Der Abschnitt über Francis Fukuyama (Kapitel 3) weist eine analoge Gliederungsstruktur auf, um tendenziell bereits eine gewisse Vergleichbarkeit herzustellen. Hinsichtlich der Rezeption richtet sich das Hauptaugenmerk vor allem auf Alexandre Kojève, der eine Art „philosophische Scharnierfunktion“ zwischen Marx und Fukuyama einnimmt und gleichzeitig die Verbindung zu Hegel ist.

Im letzten Teil der Arbeit kommt es zum Vergleich der beiden Endzeittheorien (Kapitel 4). Die Kriterien dafür sind jeweils a) das Verhältnis zu Hegel, b) universalistische, teleologische und deterministische Aspekte in der Geschichtsphilosophie, c) der eigentliche Charakter des „Endes der Geschichte“ sowie d) ein möglicher Gegenwartsbezug. Ob sie das vermeintliche Ende der Geschichte tatsächlich unter umgekehrten Vorzeichen prophezeiten und wie bzw. unter welchen Umständen Marx und Fukuyama ihre Argumentationslinien aufbauten, soll nach der Gegenüberstellung ihrer Konzepte klar erkennbar sein.

Die nachfolgende Schlussbetrachtung fasst die Ergebnisse der Arbeit noch einmal in kompakter Form zusammen. Im Zuge dessen soll auch kurz erörtert werden, inwiefern die Geschichtsphilosophien von Marx und Fukuyama für die Zukunft (noch) einen „Wert“ haben, und ob ein Ende der Geschichte überhaupt denkbar ist oder nur die Einordnung als Utopien in Frage kommt. Am Ende steht ein Ausblick auf offene bzw. weiterführende Fragestellungen, die im Rahmen künftiger Abhandlungen aufgegriffen werden könnten.

1.3 Forschungsstand

Wie eine umfassende Literaturrecherche ergeben hat, ist die Marxsche Geschichtsphilosophie Gegenstand zahlreicher Publikationen. Die Entwicklung der materialistischen Geschichtsauffassung thematisiert beispielsweise Alfred Braunthal in seinem 1920 erschienenen Buch „Karl Marx als Geschichtsphilosoph“[13]. Trotz seiner Schwerpunktlegung auf ökonomische Aspekte des Marxismus gelingt auch Karl Kühne ein gut verständlicher Überblick über die Marxsche Geschichtskonzeption.[14] Ergänzend dazu liefert zum Beispiel Iring Fetschers „Der Marxismus“[15] wichtige Erkenntnisse in Form von Dokumenten, Anmerkungen und Schriften anderer Autoren. Die zudem verfügbaren Vergleiche der Marxschen Theorien mit denen von Kant[16] bzw. Hegel[17] runden das breite Spektrum ab und dienen nicht zuletzt der ideengeschichtlichen Einordnung.

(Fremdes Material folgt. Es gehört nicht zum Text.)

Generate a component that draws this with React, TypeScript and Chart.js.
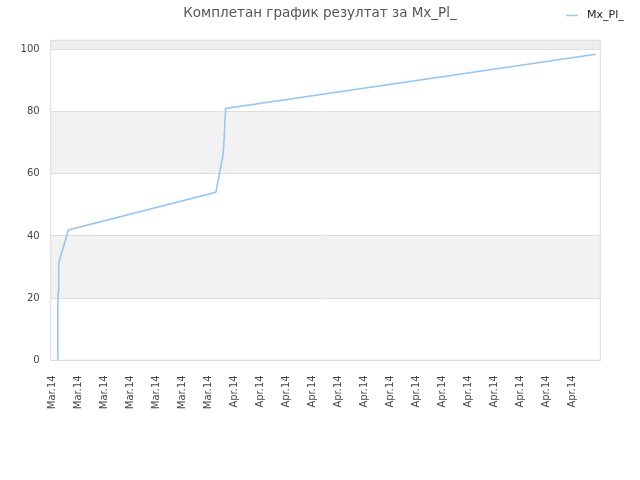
import React, { useEffect, useRef } from 'react';
import { Chart, registerables } from 'chart.js';

Chart.register(...registerables);

// ---- data ----
const titleText = 'Комплетан график резултат за Mx_Pl_';
const seriesName = 'Mx_Pl_';
const xTickLabels = [
  'Mar.14', 'Mar.14', 'Mar.14', 'Mar.14', 'Mar.14', 'Mar.14', 'Mar.14',
  'Apr.14', 'Apr.14', 'Apr.14', 'Apr.14', 'Apr.14', 'Apr.14', 'Apr.14',
  'Apr.14', 'Apr.14', 'Apr.14', 'Apr.14', 'Apr.14', 'Apr.14', 'Apr.14',
];
// x positions in tick units (0 = first label), y = result values
const xValues = [0.22, 0.22, 0.23, 0.24, 0.26, 0.31, 0.63, 6.3, 6.44, 6.59, 6.68, 20.92];
const yValues = [0, 10, 20, 22, 31.2, 32.8, 41.9, 54.0, 60, 66.6, 81.0, 98.4];
const yTicks = [0, 20, 40, 60, 80, 100];
const yMax = 102.9;
const xMin = -0.05;
const xMax = 21.09;

const lineColor = '#95c6f5';

const bandsPlugin = {
  id: 'bands',
  beforeDraw(chart: any) {
    const { ctx, chartArea: a, scales } = chart;
    const y = scales.y;
    const vals = y.ticks.map((t: any) => t.value);
    ctx.save();
    for (let i = 1; i < vals.length; i += 2) {
      const from = vals[i];
      const to = i + 1 < vals.length ? vals[i + 1] : y.max;
      const top = y.getPixelForValue(to);
      const bottom = y.getPixelForValue(from);
      ctx.fillStyle = i + 1 < vals.length ? '#f2f2f2' : '#eeeeee';
      ctx.fillRect(a.left, top, a.right - a.left, bottom - top);
    }
    ctx.restore();
  },
  beforeDatasetsDraw(chart: any) {
    const { ctx, chartArea: a } = chart;
    ctx.save();
    ctx.strokeStyle = '#dcdcdc';
    ctx.lineWidth = 1;
    ctx.strokeRect(a.left, a.top, a.right - a.left, a.bottom - a.top);
    ctx.restore();
  },
  afterDraw(chart: any) {
    const { ctx } = chart;
    const ds = chart.data.datasets[0];
    ctx.save();
    ctx.strokeStyle = ds.borderColor;
    ctx.lineWidth = 1.5;
    ctx.beginPath();
    ctx.moveTo(566, 15.5);
    ctx.lineTo(578, 15.5);
    ctx.stroke();
    ctx.fillStyle = '#222';
    ctx.font = '11px "DejaVu Sans"';
    ctx.textBaseline = 'middle';
    ctx.textAlign = 'left';
    ctx.fillText(ds.label, 587, 15.5);
    ctx.restore();
  },
};

export default function App() {
  const ref = useRef<HTMLCanvasElement | null>(null);
  useEffect(() => {
    if (!ref.current) return;
    Chart.defaults.font.family = '"DejaVu Sans"';
    const chart = new Chart(ref.current, {
      type: 'line',
      data: {
        datasets: [
          {
            label: seriesName,
            data: xValues.map((x, i) => ({ x, y: yValues[i] })),
            borderColor: lineColor,
            backgroundColor: lineColor,
            borderWidth: 1.6,
            pointRadius: 0,
            tension: 0,
            fill: false,
          },
        ],
      },
      options: {
        animation: false,
        responsive: true,
        maintainAspectRatio: false,
        layout: { padding: 0 },
        plugins: {
          legend: { display: false },
          tooltip: { enabled: false },
          title: {
            display: true,
            text: titleText,
            color: '#555',
            font: { family: '"DejaVu Sans"', size: 13.5, weight: 'normal' },
            padding: { top: 5, bottom: 19.1 },
          },
        },
        scales: {
          x: {
            type: 'linear',
            min: xMin,
            max: xMax,
            afterBuildTicks: (axis: any) => {
              axis.ticks = xTickLabels.map((_, i) => ({ value: i }));
            },
            afterFit: (s: any) => {
              s.height = 119.7;
            },
            grid: { display: false },
            border: { display: false },
            ticks: {
              autoSkip: false,
              minRotation: 90,
              maxRotation: 90,
              padding: 7,
              color: '#444',
              font: { size: 10 },
              callback: (v: any) => xTickLabels[Math.round(Number(v))] ?? '',
            },
          },
          y: {
            type: 'linear',
            min: 0,
            max: yMax,
            afterBuildTicks: (axis: any) => {
              axis.ticks = yTicks.map((v) => ({ value: v }));
            },
            afterFit: (s: any) => {
              s.width = 50.7;
            },
            grid: { color: '#dedede', drawTicks: false, lineWidth: 1 },
            border: { display: false },
            ticks: {
              padding: 11,
              color: '#444',
              font: { size: 10 },
            },
          },
          yRight: {
            type: 'linear',
            position: 'right',
            display: true,
            afterFit: (s: any) => {
              s.width = 39.7;
            },
            grid: { display: false },
            border: { display: false },
            ticks: { display: false },
          },
        },
      },
      plugins: [bandsPlugin],
    });
    return () => chart.destroy();
  }, []);
  return (
    <div style={{ position: 'absolute', left: 0, top: 0, width: 640, height: 480 }}>
      <canvas ref={ref} />
    </div>
  );
}
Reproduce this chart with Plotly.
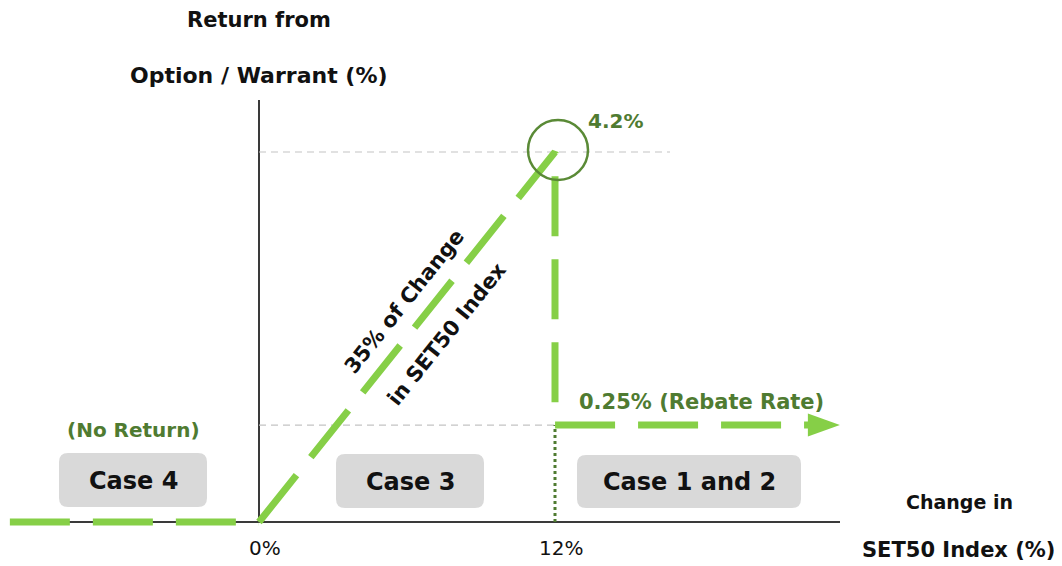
import math
import plotly.graph_objects as go

# ---------------- data (schematic payoff diagram) ----------------
# x: change in SET50 index (%), y: return level as drawn on the schematic axis
no_return_x = [-10.1, 0]
no_return_y = [0, 0]
payoff_x = [0, 12, 12, 23.55]          # participation up to the 12% barrier, then rebate
payoff_y = [0, 4.2, 1.1, 1.1]          # 4.2% peak; rebate level as drawn on the sketch
peak_label = "4.2%"
rebate_label = "0.25% (Rebate Rate)"
x_tick_vals = [0, 12]
x_tick_text = ["0%", "12%"]
case_names = ["Case 4", "Case 3", "Case 1 and 2"]

# ---------------- layout calibration ----------------
W, H = 1062, 566
OFF = 8  # page body margin offset
X0_PX, XSCALE = 259, 296 / 12
Y0_PX, YSCALE = 522, 370 / 4.2


def px2x(px):
    return (px - X0_PX) / XSCALE


def py2y(py):
    return (Y0_PX - py) / YSCALE


LIGHT_GREEN = "#86cf47"
DARK_GREEN = "#4f7b31"
GRID_GRAY = "#c4c4c4"
AXIS_COL = "#3a3a3a"
FONT = "DejaVu Sans"

fig = go.Figure()

peak_x, peak_y = payoff_x[1], payoff_y[1]
barrier_x, rebate_y = payoff_x[2], payoff_y[2]

# gray reference dashes
fig.add_trace(go.Scatter(x=[0, px2x(670)], y=[peak_y, peak_y], mode="lines",
                         line=dict(color=GRID_GRAY, width=1.2, dash="7px,5px"),
                         hoverinfo="skip", showlegend=False))
fig.add_trace(go.Scatter(x=[0, barrier_x], y=[rebate_y, rebate_y], mode="lines",
                         line=dict(color=GRID_GRAY, width=1.2, dash="7px,5px"),
                         hoverinfo="skip", showlegend=False))
# dotted barrier marker
fig.add_trace(go.Scatter(x=[barrier_x, barrier_x], y=[0, rebate_y], mode="lines",
                         line=dict(color=DARK_GREEN, width=3, dash="3px,3px"),
                         hoverinfo="skip", showlegend=False))

# payoff lines
fig.add_trace(go.Scatter(x=no_return_x, y=no_return_y, mode="lines",
                         line=dict(color=LIGHT_GREEN, width=7, dash="60px,23px"),
                         hoverinfo="skip", showlegend=False))
end_x = payoff_x[-1]
line_x = payoff_x[:-1] + [end_x - 20 / XSCALE]
fig.add_trace(go.Scatter(x=line_x, y=payoff_y, mode="lines",
                         line=dict(color=LIGHT_GREEN, width=7, dash="60px,23px"),
                         hoverinfo="skip", showlegend=False))
# arrow head at the end of the rebate line
base_x = end_x - 32 / XSCALE
hh = 11.5 / YSCALE
fig.add_trace(go.Scatter(x=[base_x, end_x, base_x, base_x],
                         y=[rebate_y - hh, rebate_y, rebate_y + hh, rebate_y - hh],
                         mode="lines", fill="toself", fillcolor=LIGHT_GREEN,
                         line=dict(color=LIGHT_GREEN, width=0),
                         hoverinfo="skip", showlegend=False))

shapes = []
# axes
shapes.append(dict(type="line", xref="x", yref="y", x0=px2x(10), x1=px2x(840), y0=0, y1=0,
                   line=dict(color=AXIS_COL, width=2), layer="below"))
shapes.append(dict(type="line", xref="x", yref="y", x0=0, x1=0, y0=0, y1=py2y(100),
                   line=dict(color=AXIS_COL, width=2), layer="below"))


def rrect(x0, y0, x1, y1, r=9):
    def P(px, py):
        return f"{px2x(px):.4f},{py2y(py):.4f}"
    return (f"M {P(x0 + r, y0)} L {P(x1 - r, y0)} Q {P(x1, y0)} {P(x1, y0 + r)} "
            f"L {P(x1, y1 - r)} Q {P(x1, y1)} {P(x1 - r, y1)} L {P(x0 + r, y1)} "
            f"Q {P(x0, y1)} {P(x0, y1 - r)} L {P(x0, y0 + r)} Q {P(x0, y0)} {P(x0 + r, y0)} Z")


boxes = [(59, 453, 207, 507), (336, 454, 484, 508), (577, 455, 801, 508)]
annotations = []
for (bx0, by0, bx1, by1), name in zip(boxes, case_names):
    shapes.append(dict(type="path", xref="x", yref="y", path=rrect(bx0, by0, bx1, by1),
                       fillcolor="#d9d9d9", line=dict(width=0), layer="below"))
    annotations.append(dict(x=px2x((bx0 + bx1) / 2), y=py2y((by0 + by1) / 2 + 0.5),
                            text=name, showarrow=False, xanchor="center", yanchor="middle",
                            font=dict(family=FONT, size=24, color="#111111", weight="bold")))

# circle around the peak
shapes.append(dict(type="circle", xref="x", yref="y", xsizemode="pixel", ysizemode="pixel",
                   xanchor=peak_x + 3 / XSCALE, yanchor=peak_y + 2 / YSCALE,
                   x0=-30, x1=30, y0=-30, y1=30,
                   line=dict(color="#5a8a36", width=2.5), layer="above"))


def txt(text, px, py, size=20, color="#111111", angle=0):
    annotations.append(dict(x=px2x(px), y=py2y(py), text=text, showarrow=False,
                            xanchor="center", yanchor="middle", textangle=angle,
                            font=dict(family=FONT, size=size, color=color, weight="bold")))


txt("Return from", 259, 20, size=21)
txt("Option / Warrant (%)", 259, 75, size=22)
txt(peak_label, 615, 121, size=20, color=DARK_GREEN)
txt("(No Return)", 133, 430, size=20, color=DARK_GREEN)
txt(rebate_label, 701, 402, size=21, color=DARK_GREEN)
for v, t in zip(x_tick_vals, x_tick_text):
    annotations.append(dict(x=v + 6 / XSCALE, y=py2y(548), text=t, showarrow=False,
                            xanchor="center", yanchor="middle",
                            font=dict(family=FONT, size=20, color="#111111")))
txt("Change in", 959, 502, size=19)
txt("SET50 Index (%)", 958, 550, size=21)
ang = -math.degrees(math.atan2(370, 296))
txt("35% of Change", 404, 302, size=21, angle=ang)
txt("in SET50 Index", 447, 334, size=21, angle=ang)

fig.update_layout(
    width=W, height=H, margin=dict(l=0, r=0, t=0, b=0),
    paper_bgcolor="white", plot_bgcolor="white",
    xaxis=dict(range=[px2x(OFF), px2x(OFF + W)], visible=False, fixedrange=True),
    yaxis=dict(range=[py2y(OFF + H), py2y(OFF)], visible=False, fixedrange=True),
    shapes=shapes, annotations=annotations, showlegend=False,
)

fig.write_html("out.html", config={"displayModeBar": False})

Die explizite Auseinandersetzung mit Fukuyamas Variante vom „Ende der Geschichte“ erfolgt(e) hauptsächlich über diverse Aufsätze in Fachzeitschriften oder journalistische Beiträge in Print- bzw. Onlinemedien. Eine Reihe von Buchveröffentlichungen mit Bezug auf die von Fukuyama in Gang gesetzte Diskussion zeigt aber, dass durchaus ein dezidiertes wissenschaftliches Interesse daran besteht, sich mit der Problematik zu befassen. So wird von verschiedenen Autoren (Anderson[18], de Berg[19] ) die Linie Hegel – Kojève – Fukuyama gezogen, die es näher zu untersuchen gilt. Ansonsten scheint Fukuyama nicht sonderlich beachtet zu werden, was seinen philosophischen Leistungen in keiner Weise gerecht wird.

Ein direkter Vergleich der Geschichtsphilosophien von Karl Marx und Francis Fukuyama ist mir nicht bekannt, was unter anderem den Ausschlag dafür gegeben hat, diese Lücke in Form einer Bachelorarbeit zu füllen.

2 Karl Marx

2.1 Historischer Hintergrund / Ausgangslage

Wie der emeritierte Professor Dr. Alfons Söllner in seinen Vorlesungen zur politischen Theorie und Ideengeschichte stets sinngemäß zu sagen pflegte, steht neben und hinter jedem Text auch ein Kontext – schließlich lebte keiner der großen Denker im sprichwörtlichen „luftleeren Raum“. Und so sollte auch, wer Karl Marx verstehen will, den Blick zunächst auf dessen Zeit, sprich: sein historisches Umfeld richten.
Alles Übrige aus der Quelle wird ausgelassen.